AN ATTEMPT TO bribe Medford’s police chief –- part of a scheme to obtain approvals for a marijuana company that would earn him a six-figure yearly payout – earned former Somerville attorney and alderman Sean O’Donovan a two-year federal prison sentence.
The sentence caps the fall of a longtime power broker who repeatedly sought to leverage his connections in Somerville and Medford, as well as Boston City Hall.
As O’Donovan stood in front of US District Court Judge William Young on Wednesday, Young told him he was swayed from imposing an even harsher sentence after O’Donovan addressed him and a courtroom full of family and friends.
O’Donovan, 56, said he made a “terrible decision” in reaching out to childhood friend Michael Buckley, the brother of Medford Police Chief Jack Buckley.
Prosecutors said O’Donovan offered Mike Buckley $25,000 as part of an effort to have the police chief support the marijuana company, which was unaware of the behind-the-scenes dealings.
Buckley reached out to his brother, who immediately contacted the FBI. Federal agents outfitted Mike Buckley with a recording wire, which caught O’Donovan handing him $2,000 as a down payment. O’Donovan was recorded saying he was seeking an “edge.” He had some incentive: He was due to receive at least $100,000 a year from the marijuana company if the Medford application went through.
“I apologize to you all,” O’Donovan said, turning to face his family in the front row.
Also in the courtroom was Medford Mayor Breanna Lungo-Koehn, who afterwards decried O’Donovan’s efforts to “manipulate, coerce and bribe” in order to exert influence. “That’s how business was done for decades by some,” she said in a statement posted to X.
O’Donovan served as a Somerville alderman for 13 years before turning his attention fully to lawyering and lobbying. He expanded his territory into Boston and boasted to clients of close ties to its city hall, where Eugene O’Flaherty, his former law partner, had become Mayor Marty Walsh’s corporation counsel.
O’Flaherty attended the sentencing, sitting in the back row, and then embracing O’Donovan after the proceedings.

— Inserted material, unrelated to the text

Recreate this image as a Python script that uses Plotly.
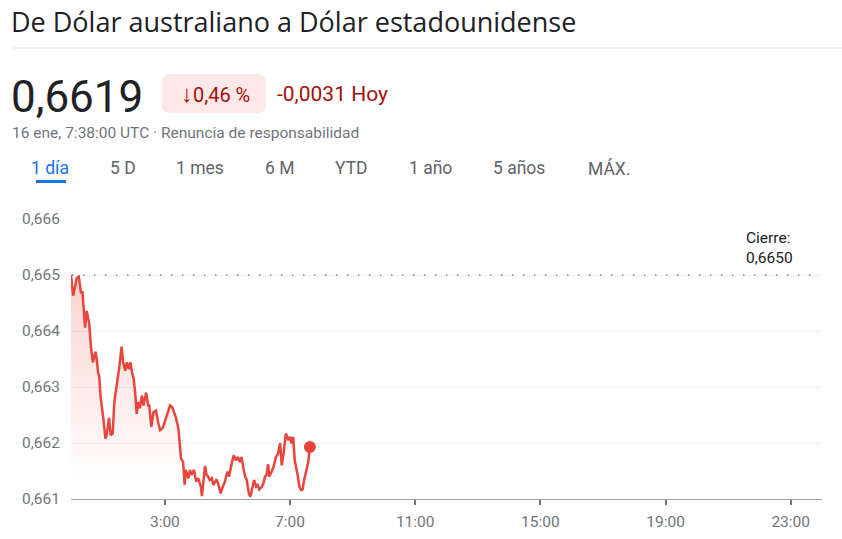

Federal prosecutors had asked for three and a half years in prison, while O’Donovan’s defense attorney, Martin Weinberg, asked for a year and a day.
Weinberg argued O’Donovan engaged in constitutionally-protected lobbying by offering money to Chief Buckley’s brother, and fell for a “ruse” created by the FBI. “Most lobbying is terribly unappealing,” Weinberg said, suggesting that perfectly legal efforts to sway officials can nonetheless have an unseemly look.
Young fired back that this was a sentencing for a bribery case, not a lobbying case.
Weinberg also provided 55 letters from friends and family pleading for mercy from the judge, including one from former Somerville mayor Joe Curtatone, who, like others, said he had known O’Donovan for decades.
Curtatone, who first met O’Donovan when both were teenagers playing youth hockey, and the others noted that O’Donovan is the primary caregiver for his 93-year-old mother.
Prosecutors said when it came to the Medford police chief, O’Donovan tried to leverage a relationship first formed in childhood for personal gain. “This is a simple case of old school, old-fashioned, smoke-filled backroom bribery,” Jonathan Jacobson, one of the prosecutors, told the judge.
Jacobson added that O’Donovan also abused attorney-client privilege, engaging in deception by lying to the Buckleys and claiming that the marijuana company he worked for was in on the scheme. “Deception is the way that business is done, the way politics works,” O’Donovan told Mike Buckley in one of the government recordings, according to prosecutors.
“Government must be free from that corruption,” Young said in handing down his sentence. But he said that O’Donovan’s comments in court – to him and to his family – showed that he had taken responsibility for “terribly offensive and demeaning” conduct.
O’Donovan is due to report to federal prison at the end of March.